Jawaban inilah yang menarik untuk dibincangkan lebih serius. Seperti halnya jabatan wakil presiden, wakil gubernur, wakil bupati, wakil walikota, wakil menteri pun lebih banyak “mewakili” menteri dalam melaksanakan pekerjaannya. Apa yang dikerjakan wakil menteri sangat tergantung pada penugasan yang diberikan menterinya.
Bisa saja seorang wakil menteri hanya jadi penunggu kantor, karena hampir tidak pernah diberi tugas oleh menterinya. Hal yang sama, berlaku juga untuk wakil kepala daerah. Pernah terjadi di sebuah kabupaten ada wakil bupati yang mengundurkan diri, karena sejak dilantik dirinya hanya dijadilan pajangan saja oleh bupatinya. Aneh tapi nyata.

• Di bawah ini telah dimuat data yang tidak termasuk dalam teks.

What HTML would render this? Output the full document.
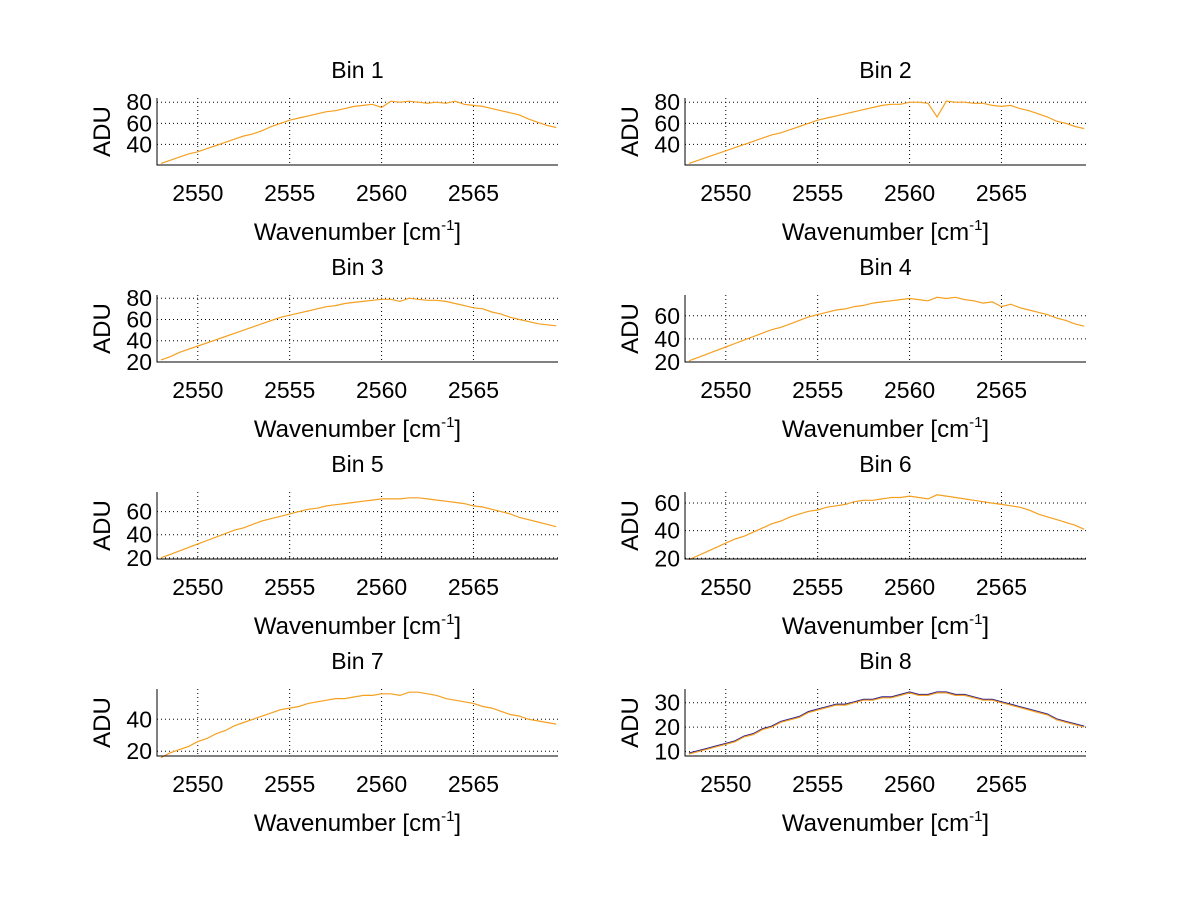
<!DOCTYPE html>
<html><head><meta charset="utf-8"><style>
body{margin:0;background:#fff}
svg{display:block;font-family:"Liberation Sans",sans-serif}
</style></head><body>
<svg id="fig" width="1200" height="901" xmlns="http://www.w3.org/2000/svg"></svg>
<script>
const xTicks = [2550, 2555, 2560, 2565];
const binTitles = ["Bin 1","Bin 2","Bin 3","Bin 4","Bin 5","Bin 6","Bin 7","Bin 8"];
const xStart = 2548, xStep = 0.5;
const bin1 = [22,25,28,31,33,36,39,42,45,48,50,53,57,60,63,65,67,69,71,72,74,76,77,78,75,81,80,81,80,79,80,79,81,78,77,76,74,72,70,68,64,61,58,56];
const bin2 = [22,25,28,31,34,37,40,43,46,49,51,54,57,60,63,65,67,69,71,73,75,77,78,78,80,80,79,66,81,80,80,79,79,77,76,77,74,72,69,66,62,60,57,55];
const bin3 = [22,25,29,32,35,38,41,44,47,50,53,56,59,62,64,66,68,70,72,73,75,76,77,78,79,79,77,80,79,78,78,77,75,73,71,70,67,65,62,60,58,56,55,54];
const bin4 = [21,24,27,30,33,36,39,42,45,48,50,53,56,59,61,63,65,66,68,69,71,72,73,74,75,74,73,76,75,76,74,73,71,72,68,70,67,65,63,61,58,56,53,51];
const bin5 = [20,23,26,29,32,35,38,41,44,46,49,52,54,56,58,60,62,63,65,66,67,68,69,70,71,71,71,72,72,71,70,69,68,67,65,64,62,60,58,55,53,51,49,47];
const bin6 = [19,22,25,28,31,34,36,39,42,45,47,50,52,54,55,57,58,59,61,62,62,63,64,64,65,64,63,66,65,64,63,62,61,60,59,58,57,55,52,50,48,46,44,41];
const bin7 = [16,19,21,23,26,28,31,33,36,38,40,42,44,46,47,48,50,51,52,53,53,54,55,55,56,56,55,57,57,56,55,53,52,51,50,48,47,45,43,42,40,39,38,37];
const bin8 = [9,10,11,12,13,14,16,17,19,20,22,23,24,26,27,28,29,29,30,31,31,32,32,33,34,33,33,34,34,33,33,32,31,31,30,29,28,27,26,25,23,22,21,20];
const binData = [bin1,bin2,bin3,bin4,bin5,bin6,bin7,bin8];
const yTicks = [[40,60,80],[40,60,80],[20,40,60,80],[20,40,60],[20,40,60],[20,40,60],[20,40],[10,20,30]];
const yRanges = [[20.5,84],[20.5,84],[20,83],[20,78],[19,77],[19.5,68],[17,59],[8.2,35.6]];

const svg = document.getElementById('fig');
const NS = 'http://www.w3.org/2000/svg';
function mk(tag, attrs, parent){const e=document.createElementNS(NS,tag);for(const k in attrs)e.setAttribute(k,attrs[k]);(parent||svg).appendChild(e);return e;}
const xMin=2547.78, xMax=2569.6, W=401, H=67;
const lefts=[157,685], tops=[98,295,492,689];
binData.forEach((d,i)=>{
  const x0=lefts[i%2], y0=tops[Math.floor(i/2)];
  const [ymin,ymax]=yRanges[i];
  const sx=v=>x0+(v-xMin)/(xMax-xMin)*W;
  const sy=v=>y0+H-(v-ymin)/(ymax-ymin)*H;
  const g=mk('g',{});
  
  
  xTicks.forEach(t=>{
    const l=mk('line',{x1:sx(t),x2:sx(t),y1:y0,y2:y0+H,stroke:'#000','stroke-width':1,'stroke-dasharray':'1,3'},g);
    
    
    const tx=mk('text',{x:sx(t),y:y0+H+36,'font-size':23,'text-anchor':'middle'},g);
    tx.textContent=t;
    
    
  });
  yTicks[i].forEach(t=>{
    const l=mk('line',{x1:x0,x2:x0+W,y1:sy(t),y2:sy(t),stroke:'#000','stroke-width':1,'stroke-dasharray':'1,3'},g);
    
    
    const tx=mk('text',{x:x0-5,y:sy(t)+8,'font-size':23,'text-anchor':'end'},g);
    tx.textContent=t;
    
    
  });
  let p1='';
  d.forEach((v,k)=>{const X=sx(xStart+k*xStep);p1+=(k?'L':'M')+X.toFixed(1)+','+sy(v).toFixed(1);});
  if(i===7){
    const ln1=mk('path',{d:p1,fill:'none',stroke:'#302090','stroke-width':1.4,transform:'translate(0,-0.8)'},g);
    
    
  }
  const ln=mk('path',{d:p1,fill:'none',stroke:'#f5a020','stroke-width':1.2},g);
  
  
  const ax=mk('path',{d:`M${x0},${y0}V${y0+H}H${x0+W}`,fill:'none',stroke:'#000','stroke-width':1},g);
  
  
  const ti=mk('text',{x:x0+W/2,y:y0-20,'font-size':23,'text-anchor':'middle'},g);
  ti.textContent=binTitles[i];
  
  
  const xl=mk('text',{x:x0+W/2,y:y0+H+75,'font-size':24,'text-anchor':'middle'},g);
  xl.innerHTML='Wavenumber [cm<tspan dy="-10" font-size="15">-1</tspan><tspan dy="10">]</tspan>';
  
  
  const yl=mk('text',{x:0,y:0,'font-size':24,'text-anchor':'middle',transform:`translate(${x0-47},${y0+H/2}) rotate(-90)`},g);
  yl.textContent='ADU';
  
  
});
</script>
</body></html>
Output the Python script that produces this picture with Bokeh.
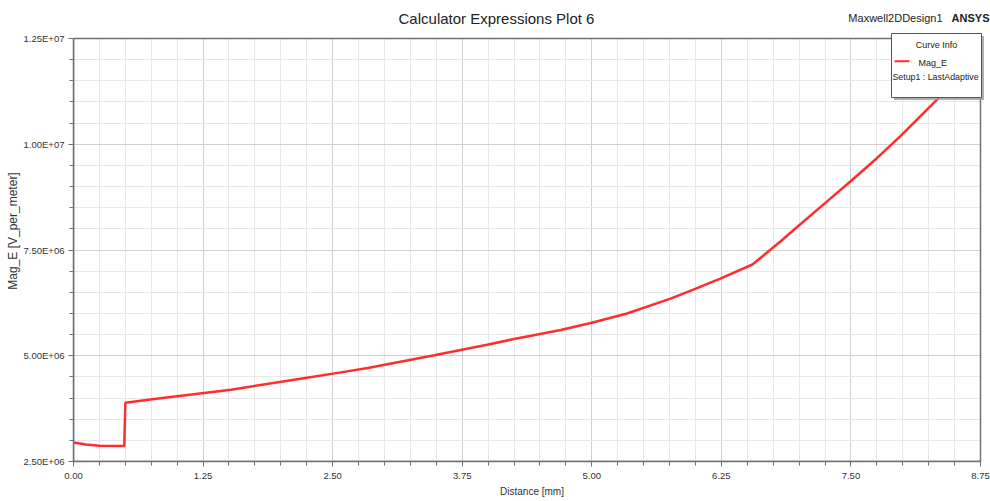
from bokeh.plotting import figure
from bokeh.models import Range1d, FixedTicker, Label, BoxAnnotation
from bokeh.embed import file_html
from bokeh.resources import INLINE

# ---- data ----
distance_mm = [0.00, 0.12, 0.25, 0.49, 0.50, 0.78, 1.52, 2.19, 2.58, 2.84, 3.48, 3.99,
               4.25, 4.70, 5.00, 5.34, 5.76, 5.98, 6.24, 6.55, 6.82, 6.95, 7.27, 7.50,
               7.75, 7.98, 8.35, 8.75]
mag_e = [2.95e6, 2.90e6, 2.87e6, 2.865e6, 3.89e6, 3.975e6, 4.197e6, 4.458e6, 4.607e6,
         4.71e6, 5.01e6, 5.26e6, 5.395e6, 5.61e6, 5.78e6, 6.00e6, 6.35e6, 6.565e6,
         6.825e6, 7.157e6, 7.70e6, 7.98e6, 8.65e6, 9.13e6, 9.67e6, 10.20e6, 11.10e6,
         12.10e6]

x_ticks = [0.0, 1.25, 2.5, 3.75, 5.0, 6.25, 7.5, 8.75]
x_tick_labels = ["0.00", "1.25", "2.50", "3.75", "5.00", "6.25", "7.50", "8.75"]
x_minor = [i * 0.25 for i in range(36)]
y_ticks = [2.5e6, 5.0e6, 7.5e6, 10.0e6, 12.5e6]
y_tick_labels = ["2.50E+06", "5.00E+06", "7.50E+06", "1.00E+07", "1.25E+07"]
y_minor = [2.5e6 + i * 0.5e6 for i in range(21)]

title_text = "Calculator Expressions Plot 6"
design_name = "Maxwell2DDesign1"
brand = "ANSYS"
series_name = "Mag_E"
setup_name = "Setup1 : LastAdaptive"

FONT = "Liberation Sans"
GRAY = "#707070"
TXT = "#333333"
RED = "#ff2d2d"

# ---- layout constants (pixels) ----
FRAME_W, FRAME_H = 917, 461      # frame incl. header strip and right gutter
PLOT_W, PLOT_H = 907, 423        # the drawn plot box inside the frame
HEAD_H = FRAME_H - PLOT_H
x0, x1 = x_ticks[0], x_ticks[-1]
y0, y1 = y_ticks[0], y_ticks[-1]
x_end = x1 + (x1 - x0) / PLOT_W * (FRAME_W - PLOT_W)
y_top = y1 + (y1 - y0) / PLOT_H * HEAD_H

p = figure(frame_width=FRAME_W, frame_height=FRAME_H, output_backend="svg",
           toolbar_location=None,
           x_range=Range1d(x0, x_end), y_range=Range1d(y0, y_top),
           min_border_left=73, min_border_right=0, min_border_top=0,
           min_border_bottom=40)
p.background_fill_color = "white"
p.border_fill_color = "white"
p.outline_line_color = None

p.xaxis.ticker = FixedTicker(ticks=x_ticks, minor_ticks=x_minor)
p.yaxis.ticker = FixedTicker(ticks=y_ticks, minor_ticks=y_minor)
p.xaxis.major_label_overrides = dict(zip(x_ticks, x_tick_labels))
p.yaxis.major_label_overrides = dict(zip(y_ticks, y_tick_labels))
p.xaxis.bounds = (x0, x1)
p.yaxis.bounds = (y0, y1)

for ax in (p.xaxis, p.yaxis):
    ax.axis_line_color = GRAY
    ax.axis_line_width = 1.5
    ax.major_tick_line_color = GRAY
    ax.minor_tick_line_color = GRAY
    ax.major_tick_out = 5
    ax.major_tick_in = 0
    ax.minor_tick_out = 4
    ax.minor_tick_in = 0
    ax.major_label_text_font = FONT
    ax.major_label_text_font_size = "9.5px"
    ax.major_label_text_color = TXT
    ax.axis_label_text_font = FONT
    ax.axis_label_text_font_style = "normal"
    ax.axis_label_text_color = TXT

p.xaxis.major_label_standoff = 6
p.yaxis.major_label_standoff = 4
p.xaxis.axis_label = "Distance [mm]"
p.xaxis.axis_label_text_font_size = "10px"
p.xaxis.axis_label_standoff = 4
p.yaxis.axis_label = "Mag_E [V_per_meter]"
p.yaxis.axis_label_text_font_size = "12px"
p.yaxis.axis_label_standoff = 1

for g in (p.xgrid, p.ygrid):
    g.grid_line_color = "#d0d0d0"
    g.grid_line_width = 1
    g.minor_grid_line_color = "#e8e8e8"
    g.minor_grid_line_width = 1

p.line(distance_mm, mag_e, line_color=RED, line_width=2.5)

# white cover over the header strip and right gutter, then the plot box outline
p.add_layout(BoxAnnotation(left=x0, right=x_end, bottom=y1, top=y_top,
                           fill_color="white", fill_alpha=1, line_alpha=0))
p.add_layout(BoxAnnotation(left=x1, right=x_end, bottom=y0, top=y_top,
                           fill_color="white", fill_alpha=1, line_alpha=0))
p.add_layout(BoxAnnotation(left=x0, right=x1, bottom=y0, top=y1,
                           fill_alpha=0, line_color=GRAY, line_alpha=1,
                           line_width=1.5))

# ---- header texts (screen units: from frame left / frame bottom) ----
p.add_layout(Label(x=423, y=443, x_units="screen", y_units="screen",
                   text=title_text, text_align="center", text_baseline="middle",
                   text_font=FONT, text_font_size="15px", text_color="#222222"))
p.add_layout(Label(x=869, y=444, x_units="screen", y_units="screen",
                   text=design_name, text_align="right", text_baseline="middle",
                   text_font=FONT, text_font_size="11px", text_color="#222222"))
p.add_layout(Label(x=916, y=444, x_units="screen", y_units="screen",
                   text=brand, text_align="right", text_baseline="middle",
                   text_font=FONT, text_font_size="11px", text_font_style="bold",
                   text_color="#222222"))

# ---- curve info box ----
def sbox(l, r, t, b, **kw):
    return BoxAnnotation(left=l, right=r, top=t, bottom=b,
                         left_units="screen", right_units="screen",
                         top_units="screen", bottom_units="screen", **kw)

p.add_layout(sbox(820.5, 910.5, 425.5, 361.5, fill_color="#9a9a9a", fill_alpha=0.8,
                  line_alpha=0))
p.add_layout(sbox(818, 908, 428, 364, fill_color="white", fill_alpha=1,
                  line_color="#555555", line_alpha=1, line_width=1))
p.add_layout(Label(x=863, y=417, x_units="screen", y_units="screen",
                   text="Curve Info", text_align="center", text_baseline="middle",
                   text_font=FONT, text_font_size="9px", text_color="#222222"))
p.add_layout(sbox(821, 836, 401.3, 399.3, fill_color=RED, fill_alpha=1, line_alpha=0))
p.add_layout(Label(x=845, y=399, x_units="screen", y_units="screen",
                   text=series_name, text_align="left", text_baseline="middle",
                   text_font=FONT, text_font_size="9px", text_color="#222222"))
p.add_layout(Label(x=819, y=384.3, x_units="screen", y_units="screen",
                   text=setup_name, text_align="left", text_baseline="middle",
                   text_font=FONT, text_font_size="8.8px", text_color="#222222"))

open("out.html", "w").write(file_html(p, INLINE))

Dari tiga orang wakil menteri yang dilantik presiden, Wakil Menteri Pertanian dan Wakil Menteri Keuangan merupakan kader partai politik. Keduanya tercatat sebagai petinggi Partai Gerakan Indonesia Raya (Gerindra), baik di pusat atau daerah. Satu wamen lagi, yakni Wakil Menteri Investasi, memang berasal dari pejabat eselon 1 di kementeriannya.
Keberadaan wakil menteri hanya sekedar pelengkap aturan yang berlaku, sesungguhnya dapat kita amati di berbagai kementerian. Salah satunya di Kementerian Pertanian. Sejak dirinya dilantik jadi Wakil Menteri Pertanian, jarang sekali dirinya tampil di publik. Akibatnya wajar jika masyarakat pun hanya sedikit yang tahu dan mengenalnya.
Wakil Menteri Pertanian, terkesan asyik sendiri, sehingga tidak tahu atau pura-pura tidak tahu, menteri, sekjen, dan salah satu direktur di direktorat jenderal kementeriannya, pernah melakukan korupsi, grativikasi, pemerasan dan sebagainya, sehingga harus berujung di hotel prodeo. Sang menteri diganjar 10 tahun penjara, lalu sekjen dan direktur diganjar 4 tahun penjara.